The steam powered workshop has been restored, belts criss cross around the building providing power to all the machines. Next door is the dynamo house with its 1889 Crompton Dynamo, the oldest in-situ working dynamo set in the UK. If the bio mass had been giving them a higher psi then this building would have been shut to the public, only being able to peer in from behind a gate. But there was no danger of falling on live things today. Alongside the Crompton Dynamo with all its posh brass is a self built dynamo which was made from whatever the engineers could get their hands on. If you worked at the pumping Station and lived in site, you got free electricity.
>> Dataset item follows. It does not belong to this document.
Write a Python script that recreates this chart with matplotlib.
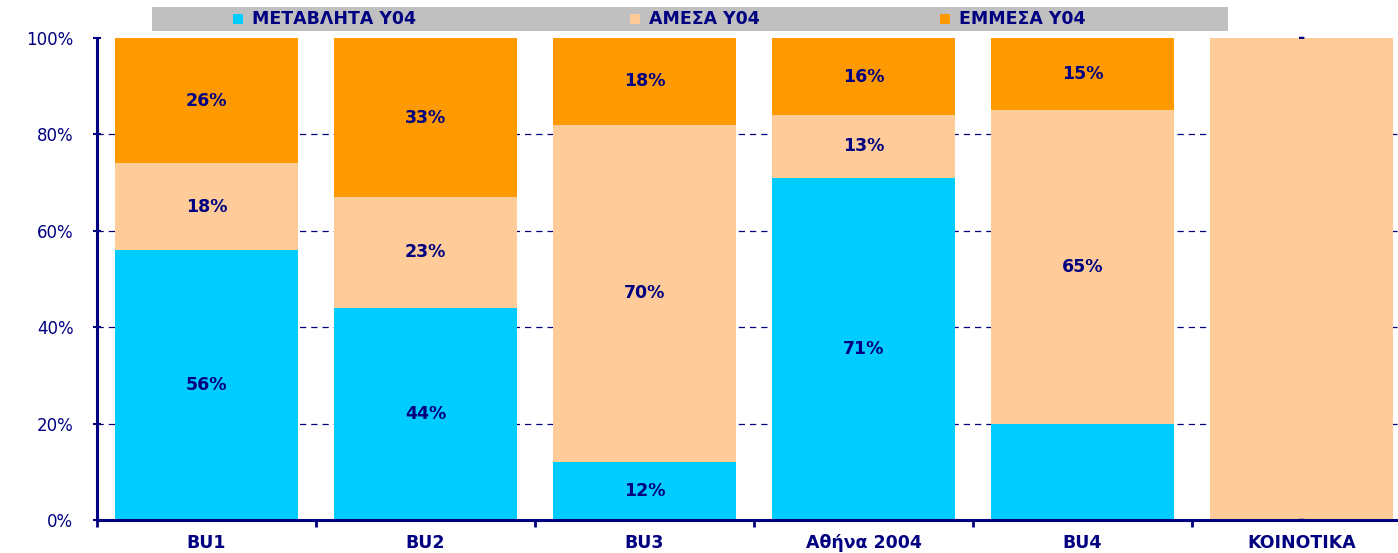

Outside people had brought other items of interest. Numerous Austin cars, a Renault, a fire engine from Aldermaston, vintage varieties of apples, a cuddly woofer. Numerous people walked the site in overalls, from the age of nine to eighty something. Pulling levers, oil and grease ingrained everything except the apples and the polish on the cars. No fancy paintwork on the engines, just hard sweaty oily red, pumping pumping away, well apart from Engine A that needed more psi. What an interesting place and well worth visiting on a steam day if you can catch one of the seven weekends a year.

Back at Oleanna we wanted to move on away from the busy road, some shore leave required by Tilly today. Only a mile got us away, only just, from the A38 and the railway tracks, an hour and a quarter was awarded to the second mate. I set about sussing out how much less time we’d need the oven on to cook a spatchcocked chicken. The temperature outside had been creeping up most of the day, but our tummies were requesting roast chicken. I cut the backbone from the chicken, leant on the breast bone and flattened it. Pulled out the roasting tin that normally only gets used for roasting duck with it’s lift out rack, hopefully this would reduce the oven time by at least half an hour.

The chicken turned out very juicy, took an hour to cook, just a slight adjustment to get the other veg browned and job done, a Sunday roast without us getting too roasted ourselves. What a good Sunday.

1 lock, 3.7 miles, 1 wind, 1 smoking chimney, £10, £9 OAP, 4 beam engines, numerous other engines,1 Renault, 1 woofer, 361 volunteers, 8 varieties apple, 20 not 60, A not wanting anything of it, 1 flattened chicken, 2 beers, 1 good Sunday.